2.2.1.1. La réalité du discours politique

Nous commençons (nous suivrons le même ordre pour chacun des journaux analysés) par présenter la distribution des sept dénominations politiques décrites plus haut, selon le type de réalité qu’elles représentent. Le tableau suivant montre ainsi le nombre d’occurrences pour chaque dénomination (chiffre dans chaque case), la réalité qui y est représentée (à partir des catégories proposées par Gilles Gauthier et que nous avons décrites plus haut (c.f. III.2.1) et la présence relative pour chacune de ces deux variables dans l’ensemble du sous-corpus 410 . Nous avons enfin considéré l’article dans son ensemble comme notre unité d’analyse de base 411 .

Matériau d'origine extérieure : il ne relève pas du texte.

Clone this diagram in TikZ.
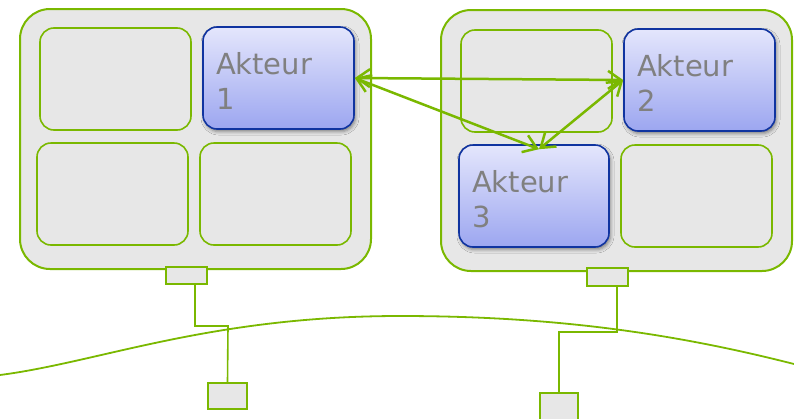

  Voir la France Davantage Revenir et aimer L’essentiel L’Europe sociale Tot. %
Faits mentaux non intentionnels: 1         1 10,0
Gestes ponctuels:   1 2   1 4 13,8
Comportements continus:   1       1 3,4
Tendances, dispositions et propensions: 8     2   10 34,5
Manifestations verbales: 8 1   1 3 13 44,8
Total 17 3 2 3 4 29 100
% 58,6 10,3 6,9 10,3 13,8 100  

Ce tableau nous montre deux caractéristiques fondamentales. En premier lieu la prédominance de « manifestations verbales » (44,8%) suivie des « tendances, dispositions et propensions » (34,5%) et des « gestes ponctuels » (13,8%). Ces deux dernières catégories désignent les groupes sociaux porteurs d’une identité politique pour la première et la représentation de règles régulatives pour la deuxième. Cette première vue d’ensemble nous laisse donc penser qu’il s’agit de la représentation d’une réalité constituée de groupes politiques qui énoncent dans leurs manifestations verbales un certain nombre de règles régulatives. La deuxième caractéristique de ce tableau concerne la distribution des dénominations politiques, parmi lesquelles « voir la France » représente plus de la moitié des articles analysés (58,6%). Nous pouvons dès lors faire l’hypothèse d’une concentration d’énonciations portant sur des règles régulatives de la part de groupes sociaux, dans les articles que nous avons rattachés à cette dénomination politique.

Notes
410.

Nous avons utilisé, pour l’étude de ce que nous appelons « la réalité du discours politique » un sous-corpus constitué d’articles rendant compte des déclarations, des actes publics ou des actions produites par des hommes ou des femmes politiques participant à la campagne électorale. Sont donc exclues de ce sous-corpus les informations se référant à la campagne dans d’autres pays de l’Europe ou bien à des actions, des actes publics ou des déclarations qui feraient référence à l’Europe et non à la campagne politique à l’intérieur du pays. Les autres informations constituent un deuxième sous-corpus qui est analysé dans un deuxième temps afin de confronter ce que nous désignons comme le discours national et le discours européen. Cette même distinction a été introduite pour l’ensemble des journaux analysés. Nous suivrons aussi cette démarche pour les autres journaux analysés.

411.

On pourrait sans doute nous objecter la présence de représentations de plusieurs types de réalités dans un même article. En l’état actuel de notre recherche (et aussi de l’application de la théorie de Searle à l’analyse de discours, dont à notre connaissance la seule tentative précise est celle de Gilles Gauthier dont nous nous servons ici) il nous est impossible de répondre de manière précise à une telle remarque. Nous pouvons toutefois avancer deux arguments pour soutenir notre démarche en attendant de pouvoir mieux l’affiner : en premier lieu, l’importance des titres journalistiques dans la production mais aussi la compréhension des informations. Les travaux, que nous avons déjà abondamment cités de Teun Van Dijk, reposent, en grande mesure sur ce principe. En deuxième lieu et en lien avec cela, la présence même d’un titre fait appel à la condensation de l’information de l’article dans un ou quelques énoncés. Il en découle la possibilité de considérer un article comme le développement d’une information, dans le sens d’un contenu précis. C’est donc sur la base de cette hypothèse que nous avons considéré chaque article comme représentant un seul type de réalité.